Estate Planning Challenges Facing S Corporations


Gregory S. DuPont Nov. 20, 2019

Many small business owners choose Subchapter S as a business entity primarily due to liability and income tax considerations. However, such an election may often result in business continuation challenges in later years, when estate planning becomes a more crucial issue. Estate planning for S corporation shareholders is essential because the improper transfer of shares could potentially terminate the corporation’s S status. Therefore, a carefully drafted buy-sell agreement is of utmost importance to all shareholders.

Buy-Sell Agreement Considerations

A buy-sell agreement must address several key issues to help ensure the proper transfer of shares and to maintain the integrity of the S corporation status. The agreement should detail who can and cannot be the recipient of shares. This may include prohibiting the transfer of shares to partnerships, corporations, nonqualifying trusts, and individuals who are nonresident aliens. A sound agreement should also contain a provision ensuring the number of shareholders will not increase beyond 100, or the S corporation status could be terminated. The American Jobs Creation Act of 2004 increased the permissible number of shareholders to 100 from 75; further, eligible members of the same family may now be treated as a single shareholder.

Another important issue that has resulted in closer scrutiny from the Internal Revenue Service (IRS) is the possibility that a buy-sell agreement could create a second class of stock. However, regulations have been enacted stating that as long as there is a bona fide agreement to redeem or purchase stock upon a specified triggering event (i.e., death, disability, divorce, or separation from service), such redemption or purchase would not constitute the creation of a second class of stock.

Additional planning considerations arise with respect to the valuation of shares. In order for the valuation of shares under a buy-sell agreement to be recognized for estate valuation purposes, the buy-sell agreement must: 1) not serve as a mechanism for transferring shares to family members for less than full and adequate consideration; 2) be a bona fide business agreement; and 3) have terms and provisions similar to an “arm’s-length transaction.” Also, the share price that is set must apply both during life and at death.

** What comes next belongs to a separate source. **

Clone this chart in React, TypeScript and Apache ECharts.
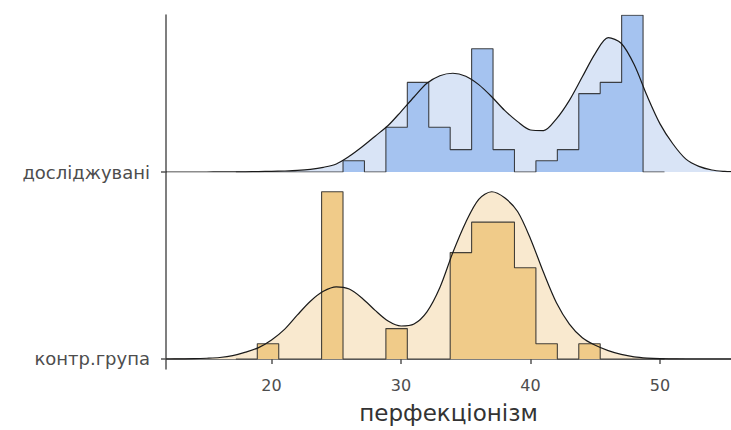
import React, { useEffect, useRef } from "react";
import * as echarts from "echarts";

// Shared x range and histogram bins
const xMin = 11.85;
const xMax = 55.48;
const xTicks = [20, 30, 40, 50];
const binStart = 17.245;
const binWidth = 1.655;

// Group labels
const groups = ["досліджувані", "контр.група"];

// Histogram counts per bin
const blueCounts = [0, 0, 0, 0, 0, 1, 0, 4, 8, 4, 2, 11, 2, 0, 1, 2, 7, 8, 14, 0];
const orangeCounts = [0, 1, 0, 0, 11, 0, 0, 2, 0, 0, 7, 9, 9, 6, 1, 0, 1, 0, 0, 0];

// Density curves (scaled to count units), sampled at these x values
const densX = [11.85, 13, 14, 15, 16, 17, 18, 19, 20, 21, 22, 23, 24, 25, 26, 27, 28, 29, 30, 31, 32, 33, 34, 35, 36, 37, 38, 39, 40, 41, 42, 43, 44, 45, 46, 47, 48, 49, 50, 51, 52, 53, 54, 55, 55.48];
const blueDensY = [0, 0, 0, 0, 0.01, 0.01, 0.02, 0.04, 0.06, 0.09, 0.14, 0.24, 0.42, 0.72, 1.4, 2.25, 3.2, 4.15, 5.4, 6.7, 7.92, 8.6, 8.82, 8.55, 7.8, 6.72, 5.5, 4.5, 3.75, 3.7, 4.75, 6.4, 8.5, 10.6, 12.0, 11.5, 9.6, 6.8, 4.3, 2.5, 1.15, 0.5, 0.18, 0.05, 0.03];
const orangeDensY = [0, 0.01, 0.02, 0.05, 0.1, 0.22, 0.45, 0.75, 1.25, 1.95, 2.9, 3.8, 4.45, 4.75, 4.6, 4.0, 3.2, 2.5, 2.17, 2.3, 3.1, 4.7, 7.0, 9.0, 10.5, 11.0, 10.6, 9.7, 7.9, 5.7, 3.7, 2.3, 1.4, 0.9, 0.55, 0.3, 0.14, 0.06, 0.02, 0.01, 0, 0, 0, 0, 0];

function stepPoints(counts: number[]) {
  const pts: number[][] = [[binStart, 0]];
  counts.forEach((c, i) => {
    const a = binStart + i * binWidth;
    pts.push([a, c], [a + binWidth, c]);
  });
  pts.push([binStart + counts.length * binWidth, 0]);
  return pts;
}

function zip(xs: number[], ys: number[]) {
  return xs.map((x, i) => [x, ys[i]]);
}

const FONT = "DejaVu Sans";

export default function App() {
  const ref = useRef<HTMLDivElement>(null);
  useEffect(() => {
    if (!ref.current) return;
    const chart = echarts.init(ref.current, null, { renderer: "svg" });
    const axisLineStyle = { color: "#555", width: 1.5 };
    const yAxisBase = (label: string, min: number, max: number, gridIndex: number) => ({
      type: "value",
      gridIndex,
      min,
      max,
      splitLine: { show: false },
      axisLine: { show: true, lineStyle: axisLineStyle },
      axisTick: { show: true, customValues: [0], length: 5, lineStyle: axisLineStyle },
      axisLabel: {
        show: true,
        customValues: [0],
        showMinLabel: true,
        formatter: () => label,
        color: "#4d4d4d",
        fontSize: 18,
        fontFamily: FONT,
        margin: 16,
      },
    });
    const densArea = (data: number[][], color: string, idx: number) => ({
      type: "line",
      xAxisIndex: idx,
      yAxisIndex: idx,
      data,
      smooth: 0.3,
      symbol: "none",
      lineStyle: { width: 0 },
      areaStyle: { color, opacity: 1 },
      z: 1,
      silent: true,
    });
    const densLine = (data: number[][], idx: number) => ({
      type: "line",
      xAxisIndex: idx,
      yAxisIndex: idx,
      data,
      smooth: 0.3,
      symbol: "none",
      lineStyle: { color: "#1a1a1a", width: 1.2 },
      z: 4,
      silent: true,
    });
    const hist = (counts: number[], color: string, idx: number) => ({
      type: "line",
      xAxisIndex: idx,
      yAxisIndex: idx,
      data: stepPoints(counts),
      symbol: "none",
      lineStyle: { color: "rgba(35,35,35,0.85)", width: 1.1 },
      areaStyle: { color, opacity: 1 },
      z: 2,
      silent: true,
    });
    chart.setOption({
      animation: false,
      backgroundColor: "#ffffff",
      grid: [
        { left: 166, right: 0, top: 15, height: 157 },
        { left: 166, right: 0, top: 172, bottom: 61 },
      ],
      xAxis: [
        { type: "value", gridIndex: 0, min: xMin, max: xMax, show: false, splitLine: { show: false } },
        {
          type: "value",
          gridIndex: 1,
          min: xMin,
          max: xMax,
          splitLine: { show: false },
          axisLine: { show: true, lineStyle: axisLineStyle },
          axisTick: { show: true, customValues: xTicks, length: 5, lineStyle: axisLineStyle },
          axisLabel: {
            customValues: xTicks,
            color: "#4d4d4d",
            fontSize: 16,
            fontFamily: FONT,
            margin: 8,
          },
          name: "перфекціонізм",
          nameLocation: "middle",
          nameGap: 32,
          nameTextStyle: { color: "#333", fontSize: 23, fontFamily: FONT },
        },
      ],
      yAxis: [
        yAxisBase(groups[0], 0, 14.02, 0),
        yAxisBase(groups[1], -0.658, 12.3, 1),
      ],
      series: [
        densArea(zip(densX, blueDensY), "#d9e4f6", 0),
        hist(blueCounts, "#a5c3f0", 0),
        densLine(zip(densX, blueDensY), 0),
        densArea(zip(densX, orangeDensY), "#f9e9cf", 1),
        hist(orangeCounts, "#f0cb89", 1),
        densLine(zip(densX, orangeDensY), 1),
      ],
    });
    return () => chart.dispose();
  }, []);
  return <div ref={ref} style={{ width: 731, height: 430, position: "fixed", left: 0, top: 0 }} />;
}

Finally, a determination must be made as to the type of buy-sell agreement to be used, and how the agreement will be funded. Although various hybrid arrangements exist, there are generally two types of buy-sell agreements: a cross purchase and an entity purchase. In brief, with a cross purchase, the individual owners buy out the deceased or disabled owner’s shares. With an entity purchase, the business entity buys out the deceased or disabled owner’s shares.

Both arrangements have various advantages depending on the type of entity and the goals of the shareholders. For instance, under a cross purchase arrangement, a key advantage to the surviving S corporation shareholders is that their basis will increase by the amount of interest each shareholder purchases, respectively. An entity purchase may not afford shareholders this benefit. However, because a cross purchase requires arrangements between shareholders, the demographics of the shareholders (e.g., significant age disparity or disproportionate ownership interests) may be detrimental to the overall success of such a plan. In this respect, an entity purchase may be more appropriate in some situations.

Funding a Buy-Sell Agreement

One of the best methods for funding a buy-sell agreement is life insurance. Life insurance offers some distinct advantages: 1) the only costs to the shareholders (or corporation) are for the premium payments, which are not tax deductible; and 2) the policy’s death benefit proceeds are usually not income taxable to S corporation shareholders. With a cross purchase arrangement, each individual owner typically purchases a policy on every other individual owner. With an entity purchase arrangement, the corporation purchases a life insurance policy on each individual owner.

Estate and business continuation planning for S corporation shareholders can be exceedingly complex. Often, such planning becomes a delicate balance between meeting the organizational goals of the S corporation and the personal goals of the shareholders. Therefore, it is important that all the involved parties consult with qualified legal, tax, financial, and insurance professionals.